Nadie pudo proteger a Vanesa, la joven de quince años asesinada por su vecino de veinte. Ha llegado el momento de pedir responsabilidades.

Un pequeño pueblo valenciano. Apenas dos mil quinientos habitantes. Un joven señalado como violento y maltratador por una antigua novia. Una sociedad cerrada y volcada sobre sí misma y sin embargo imposible para estar advertida. Nadie pudo proteger a Vanesa, la joven de quince años asesinada por su vecino de veinte. Ha llegado el momento de pedir responsabilidades, que son políticas.

Un país con dos décadas de lucha improductiva y fracasada contra la violencia de género. Muertes y maltrato casi cada día y la incapacidad para cambiar las cosas. Políticos que han gastado mucho, han creado observatorios ineficaces en una labor de teje y desteje, han empleado a tránsfugas porque, total, para esto de los sucesos vale cualquiera. Veinte años después, las cosas están peor, aunque la labor de maquillaje lo disimula.

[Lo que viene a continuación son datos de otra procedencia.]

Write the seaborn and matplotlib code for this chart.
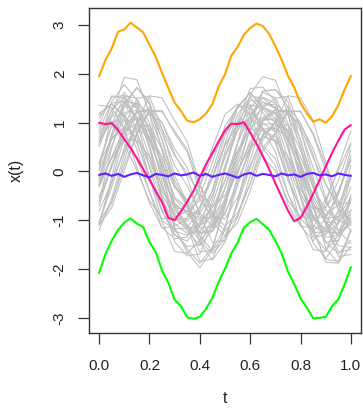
import numpy as np
import pandas as pd
import matplotlib
matplotlib.use("Agg")
import matplotlib.pyplot as plt
import seaborn as sb

# grid of the grey sample paths (step 0.05) and of the coloured curves (step 0.025)
t_grey = [0.0, 0.05, 0.1, 0.15, 0.2, 0.25, 0.3, 0.35, 0.4, 0.45, 0.5,
          0.55, 0.6, 0.65, 0.7, 0.75, 0.8, 0.85, 0.9, 0.95, 1.0]
t_col = [0.0, 0.025, 0.05, 0.075, 0.1, 0.125, 0.15, 0.175, 0.2, 0.225, 0.25,
         0.275, 0.3, 0.325, 0.35, 0.375, 0.4, 0.425, 0.45, 0.475, 0.5,
         0.525, 0.55, 0.575, 0.6, 0.625, 0.65, 0.675, 0.7, 0.725, 0.75,
         0.775, 0.8, 0.825, 0.85, 0.875, 0.9, 0.925, 0.95, 0.975, 1.0]

grey_curves = [
    [0.03, 1.15, 1.93, 1.88, 1.21, -0.04, -1.15, -1.66, -1.97, -1.60, -0.65, 0.60, 1.58, 1.94, 1.87, 1.20, 0.04, -1.14, -1.86, -1.88, -1.21],
    [-0.63, 0.48, 1.33, 1.72, 1.38, 0.43, -0.68, -1.13, -1.84, -1.79, -1.18, -0.07, 0.93, 1.64, 1.68, 1.33, 0.49, -0.64, -1.58, -1.87, -1.53],
    [0.51, 1.27, 1.62, 1.31, 0.47, -0.52, -1.28, -1.54, -1.50, -0.96, 0.03, 0.92, 1.55, 1.50, 1.30, 0.47, -0.51, -1.27, -1.62, -1.31, -0.48],
    [0.96, 1.55, 1.50, 1.01, 0.08, -0.80, -1.31, -1.43, -1.09, -0.38, 0.58, 1.29, 1.62, 1.28, 1.00, 0.07, -0.76, -1.35, -1.30, -0.80, 0.12],
    [-1.06, -0.22, 0.70, 1.21, 1.25, 0.66, -0.18, -0.69, -1.43, -1.68, -1.40, -0.63, 0.24, 1.03, 1.21, 1.25, 0.65, -0.22, -1.06, -1.65, -1.60],
    [1.15, 1.38, 1.12, 0.45, -0.41, -1.15, -1.38, -1.34, -0.80, 0.02, 0.81, 1.34, 1.30, 0.84, 0.41, -0.45, -1.11, -1.42, -1.12, -0.45, 0.44],
    [-0.12, 0.74, 1.21, 1.25, 0.70, -0.08, -0.94, -1.21, -1.52, -1.20, -0.55, 0.35, 1.01, 1.32, 1.20, 0.74, -0.12, -0.90, -1.45, -1.41, -0.94],
    [-1.21, -0.55, 0.35, 1.01, 1.32, 1.00, 0.36, -0.12, -0.90, -1.45, -1.41, -0.94, -0.08, 0.74, 1.01, 1.33, 1.00, 0.35, -0.55, -1.21, -1.48],
    [1.36, 1.31, 0.88, 0.08, -0.64, -1.16, -1.12, -0.97, -0.28, 0.48, 1.17, 1.38, 1.16, 0.48, 0.12, -0.68, -1.12, -1.16, -0.64, 0.08, 0.84],
    [0.52, 1.13, 1.42, 1.12, 0.53, -0.32, -0.93, -1.16, -1.12, -0.68, 0.12, 0.84, 1.36, 1.31, 1.17, 0.48, -0.28, -0.97, -1.18, -0.93, -0.32],
    [-0.28, 0.52, 1.13, 1.41, 1.17, 0.48, -0.31, -0.64, -1.16, -1.12, -0.68, 0.12, 0.84, 1.36, 1.38, 1.16, 0.52, -0.32, -0.93, -1.22, -0.96],
    [-1.10, -0.74, 0.02, 0.76, 1.22, 1.25, 0.78, 0.40, -0.41, -1.04, -1.32, -1.05, -0.40, 0.41, 0.77, 1.22, 1.24, 0.75, 0.02, -0.78, -1.23],
    [0.63, 1.02, 1.06, 0.59, -0.08, -0.83, -1.22, -1.31, -1.05, -0.49, 0.29, 0.85, 1.12, 0.86, 0.63, -0.12, -0.79, -1.26, -1.22, -0.83, -0.08],
    [0.18, 0.93, 1.32, 1.36, 0.89, 0.22, -0.53, -0.75, -1.02, -0.75, -0.19, 0.59, 1.15, 1.42, 1.32, 0.93, 0.18, -0.49, -0.96, -0.92, -0.53],
    [-0.59, 0.08, 0.83, 1.22, 1.26, 0.79, 0.12, -0.29, -0.85, -1.12, -0.85, -0.29, 0.49, 1.05, 1.26, 1.22, 0.83, 0.08, -0.63, -1.02, -1.06],
    [1.19, 1.38, 1.15, 0.59, -0.15, -0.79, -0.98, -0.96, -0.49, 0.18, 0.93, 1.32, 1.36, 0.89, 0.59, -0.19, -0.75, -1.02, -0.75, -0.19, 0.55],
    [0.16, 0.67, 0.92, 0.70, 0.12, -0.56, -1.07, -1.27, -1.23, -0.87, -0.18, 0.43, 0.87, 0.83, 0.71, 0.12, -0.52, -1.11, -1.28, -1.07, -0.56],
    [-0.52, 0.12, 0.71, 0.88, 0.70, 0.16, -0.56, -0.83, -1.27, -1.23, -0.87, -0.18, 0.43, 0.87, 0.88, 0.71, 0.12, -0.56, -1.07, -1.32, -1.07],
    [-0.81, -0.22, 0.42, 1.01, 1.18, 1.00, 0.46, 0.08, -0.57, -0.93, -0.97, -0.53, 0.12, 0.73, 1.01, 1.18, 0.97, 0.46, -0.26, -0.77, -1.02],
    [0.81, 1.13, 1.17, 0.77, 0.22, -0.41, -0.73, -0.82, -0.59, -0.13, 0.53, 0.99, 1.22, 0.99, 0.81, 0.18, -0.37, -0.77, -0.73, -0.41, 0.22],
    [-0.28, 0.27, 0.67, 0.63, 0.31, -0.32, -0.87, -1.13, -1.28, -1.09, -0.63, 0.03, 0.49, 0.72, 0.63, 0.31, -0.28, -0.91, -1.23, -1.27, -0.87],
    [-0.27, 0.28, 0.91, 1.23, 1.27, 0.87, 0.32, -0.03, -0.49, -0.72, -0.49, -0.03, 0.63, 1.09, 1.27, 1.23, 0.91, 0.28, -0.27, -0.67, -0.63],
    [-0.24, 0.68, 1.39, 1.72, 1.43, 0.64, -0.28, -0.66, -1.25, -1.21, -0.70, 0.22, 1.06, 1.65, 1.68, 1.43, 0.64, -0.24, -1.03, -1.28, -1.03],
    [-1.08, -0.12, 0.92, 1.50, 1.54, 0.88, -0.08, -0.65, -1.46, -1.82, -1.45, -0.61, 0.41, 1.30, 1.50, 1.54, 0.87, -0.12, -1.08, -1.74, -1.70],
    [-1.02, -0.63, 0.12, 0.79, 1.26, 1.22, 0.83, 0.45, -0.29, -0.85, -1.12, -0.85, -0.25, 0.49, 0.79, 1.26, 1.22, 0.79, 0.12, -0.63, -1.02],
    [0.93, 0.97, 0.57, 0.02, -0.59, -0.97, -0.93, -0.81, -0.31, 0.33, 0.79, 1.02, 0.81, 0.29, 0.02, -0.60, -0.93, -0.97, -0.57, 0.02, 0.59],
    [0.58, 1.43, 1.78, 1.47, 0.53, -0.58, -1.44, -1.73, -1.69, -1.06, 0.03, 1.04, 1.70, 1.73, 1.44, 0.58, -0.54, -1.47, -1.78, -1.43, -0.58],
    [1.08, 1.52, 1.56, 1.04, 0.32, -0.48, -0.92, -1.02, -0.73, -0.12, 0.72, 1.33, 1.62, 1.33, 1.08, 0.28, -0.44, -0.96, -0.92, -0.48, 0.32],
    [0.02, 0.65, 1.04, 1.07, 0.63, -0.02, -0.65, -0.88, -1.12, -0.87, -0.34, 0.36, 0.88, 1.12, 1.03, 0.65, 0.02, -0.66, -1.04, -1.06, -0.63],
    [-0.71, 0.15, 0.81, 1.12, 0.85, 0.11, -0.75, -1.10, -1.65, -1.61, -1.14, -0.28, 0.50, 1.05, 1.08, 0.85, 0.11, -0.71, -1.45, -1.68, -1.41],
    [0.12, 0.96, 1.55, 1.50, 0.99, 0.08, -0.80, -1.09, -1.42, -1.13, -0.34, 0.58, 1.29, 1.62, 1.51, 0.99, 0.12, -0.76, -1.35, -1.31, -0.80],
    [0.69, 1.25, 1.52, 1.29, 0.66, -0.09, -0.69, -0.82, -0.86, -0.39, 0.32, 0.99, 1.46, 1.42, 1.29, 0.65, -0.05, -0.69, -0.88, -0.69, -0.05],
    [-1.04, -0.32, 0.48, 0.92, 0.95, 0.45, -0.28, -0.72, -1.33, -1.62, -1.33, -0.68, 0.08, 0.77, 0.92, 0.96, 0.44, -0.32, -1.04, -1.52, -1.56],
    [-0.33, 0.29, 0.83, 0.98, 0.82, 0.29, -0.33, -0.57, -0.97, -0.93, -0.60, 0.02, 0.57, 0.97, 0.98, 0.83, 0.29, -0.33, -0.79, -1.02, -0.79],
    [0.86, 1.40, 1.44, 0.82, -0.12, -1.02, -1.64, -1.68, -1.41, -0.57, 0.41, 1.17, 1.52, 1.21, 0.82, -0.08, -1.06, -1.60, -1.64, -1.02, -0.12],
    [0.77, 1.02, 0.78, 0.26, -0.42, -1.01, -1.18, -1.16, -0.73, -0.12, 0.56, 0.93, 0.96, 0.53, 0.26, -0.46, -0.97, -1.22, -0.97, -0.42, 0.26],
    [-1.11, -0.64, 0.22, 1.00, 1.55, 1.51, 1.04, 0.61, -0.25, -0.91, -1.22, -0.91, -0.25, 0.65, 1.00, 1.55, 1.51, 1.04, 0.18, -0.64, -1.11],
    [-0.18, 0.78, 1.44, 1.39, 0.82, -0.22, -1.18, -1.59, -1.88, -1.55, -0.74, 0.35, 1.15, 1.52, 1.40, 0.78, -0.18, -1.22, -1.80, -1.84, -1.18],
]

orange_vals = [1.95, 2.28, 2.52, 2.86, 2.91, 3.05, 2.95, 2.85, 2.60, 2.35, 2.02,
               1.71, 1.41, 1.24, 1.04, 1.01, 1.07, 1.19, 1.38, 1.74, 1.99,
               2.37, 2.55, 2.80, 2.94, 3.03, 2.98, 2.82, 2.57, 2.29, 1.96,
               1.72, 1.40, 1.19, 1.02, 1.07, 1.00, 1.13, 1.36, 1.68, 1.96]
green_vals = [-2.08, -1.70, -1.42, -1.20, -1.05, -0.96, -1.07, -1.14, -1.45, -1.65, -2.03,
              -2.28, -2.63, -2.76, -2.99, -3.02, -2.98, -2.81, -2.59, -2.26, -1.99,
              -1.68, -1.46, -1.15, -1.04, -0.97, -1.08, -1.19, -1.42, -1.68, -2.05,
              -2.31, -2.60, -2.79, -3.01, -3.00, -2.98, -2.76, -2.62, -2.31, -1.96]
pink_vals = [1.00, 0.97, 0.99, 0.85, 0.66, 0.48, 0.27, 0.05, -0.17, -0.40, -0.63,
             -0.95, -1.00, -0.82, -0.62, -0.40, -0.12, 0.15, 0.38, 0.62, 0.84,
             0.98, 0.97, 1.01, 0.80, 0.57, 0.32, 0.05, -0.24, -0.52, -0.80,
             -1.02, -0.95, -0.72, -0.46, -0.18, 0.10, 0.38, 0.63, 0.86, 0.95]
blue_vals = [-0.07, -0.04, -0.09, -0.05, -0.11, -0.06, -0.03, -0.08, -0.12, -0.05, -0.07,
             -0.10, -0.04, -0.08, -0.06, -0.02, -0.09, -0.05, -0.11, -0.07, -0.04,
             -0.08, -0.13, -0.06, -0.03, -0.09, -0.05, -0.07, -0.10, -0.04, -0.08,
             -0.06, -0.11, -0.05, -0.03, -0.08, -0.06, -0.10, -0.04, -0.07, -0.09]

x_ticks = [0.0, 0.2, 0.4, 0.6, 0.8, 1.0]
y_ticks = [-3, -2, -1, 0, 1, 2, 3]

sb.set_style("ticks")
plt.rcParams['font.family'] = ['Liberation Sans', 'DejaVu Sans']

greyDf = pd.DataFrame({
    't': np.tile(t_grey, len(grey_curves)),
    'x': np.concatenate(grey_curves),
    'curve': np.repeat(np.arange(len(grey_curves)), len(t_grey)),
})

fig = plt.figure(figsize=(3.63, 4.11), dpi=100)
ax = fig.add_axes([89 / 363, 1 - 333 / 411, (361 - 89) / 363, (333 - 8) / 411])

sb.lineplot(data=greyDf, x='t', y='x', units='curve', estimator=None,
            color='#bebebe', lw=0.75, ax=ax, legend=False)
sb.lineplot(x=t_col, y=orange_vals, color='#ffa500', lw=1.5, ax=ax)
sb.lineplot(x=t_col, y=green_vals, color='#00ff00', lw=1.5, ax=ax)
sb.lineplot(x=t_col, y=pink_vals, color='#ff1493', lw=1.5, ax=ax)
sb.lineplot(x=t_col, y=blue_vals, color='#6020ff', lw=1.5, ax=ax)

ax.set_xlim(-0.04, 1.04)
ax.set_ylim(-3.31, 3.35)
ax.set_xticks(x_ticks)
ax.set_xticklabels(['%.1f' % v for v in x_ticks])
ax.set_yticks(y_ticks)
ax.set_yticklabels([str(v) for v in y_ticks])
ax.tick_params(axis='both', direction='out', length=8, width=0.9, color='#333333',
               labelsize=11, labelcolor='#222222')
ax.tick_params(axis='x', pad=11)
ax.tick_params(axis='y', labelrotation=90, pad=8)
for lab in ax.get_yticklabels():
    lab.set_va('center')
for s in ax.spines.values():
    s.set_visible(True)
    s.set_color('#333333')
    s.set_linewidth(1.0)

ax.set_xlabel('t', fontsize=11.5, color='#222222', labelpad=13)
ax.set_ylabel('x(t)', fontsize=11.5, color='#222222', labelpad=21)

fig.savefig('out.png', dpi=100)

Veo a las niñas quinceañeras con sus boquitas pintadas, el carmín rouge sobre la flor de sus labios, mujercitas que disfrutan y sufren lo mejor y lo peor de una cáscara vacía, una sociedad que juega a la civilización mientras actúa con ligereza y la hipocresía de un país fementido. Una nación sin referencias morales donde se favorece a los delincuentes.

Todo el mundo en Chella sabía que el presunto asesino confeso había sido denunciado por su expareja cuando ambos eran muy jóvenes. Pero no sirvió de nada. El chico campaba a sus anchas y quizá su fama de malo solo había aumentado su atractivo. Las chicas en flor no saben que hay determinados tics que pueden advertirles para que no se casen con su asesino y ni siquiera se acerquen a él. Pero nadie ha hecho la necesaria labor de pedagogía, porque aquí no se reconoce el mérito. Basta con una campaña de publicidad. Cuatro televisivos lo gritan muy alto.

El poso que queda es que hay una delincuencia masculina y otra femenina, cosa que es mentira. La delincuencia es lo mismo para hombres y mujeres y las leyes deben ser iguales para todos. No obstante, la cosechadora de votos hace las distinciones que le conviene, aunque eso fragmente y divida a la sociedad. Y cause dolor. Las niñas de quince años no son advertidas ni tuteladas, y si dicen que van a pasar la noche con una amiga en su casa, quedan enseguida libres para irse con su asesino, si es el caso. Que lo es. La tragedia de Chella debería ser la tumba del maltratador. El fin del eslogan, el comienzo de un trabajo constante por la educación y la prevención. Quizá nuestros políticos sean incapaces. Llevan dos décadas fracasando. Ni siquiera son solventes para reconocer la criminología aplicada, el saber contra el crimen.

El legislador tampoco actúa, ni mejora, ni actualiza, ni acierta. Los daños directos y colaterales son horrorosos, el número de muertes se marca con el teléfono al que hay que llamar si se cree estar acosado por la violencia de género, pero por desgracia no cambia nada. Si acaso parece que con eso las autoridades cumplen. Tal vez tranquilice sus conciencias pero no nos quita el miedo. La delincuencia no se combate adecuadamente: en el Parlamento apenas hay nadie experto en el asunto. En este tiempo de cambios quizá los nuevos gobernantes acierten por casualidad. No cabe esperar otra cosa porque no se percibe voluntad política; ni siquiera preocupación. Cada día en los periódicos despoblados de noticias alumbran los charcos de sangre del asesinato de una mujer a manos de su pareja. Enseguida un coro de lamentos tan hueco como las leyes obsoletas.

Tampoco tienen definido de qué va esto. Hasta se atreven a decir que lo de Chella no es violencia de género porque los chicos no eran pareja. A ver si se enteran de cómo van las relaciones entre los jóvenes. Que lean los mensajes de la chica asesinada disfrutando de su conquista. Son pareja si así se consideran, es maltrato cuando la pareja tortura, y violencia de género cuando uno de los dos tiraniza al otro. En Chella debería morir la impunidad, y los políticos tomar impulso. Quizá pedimos demasiado.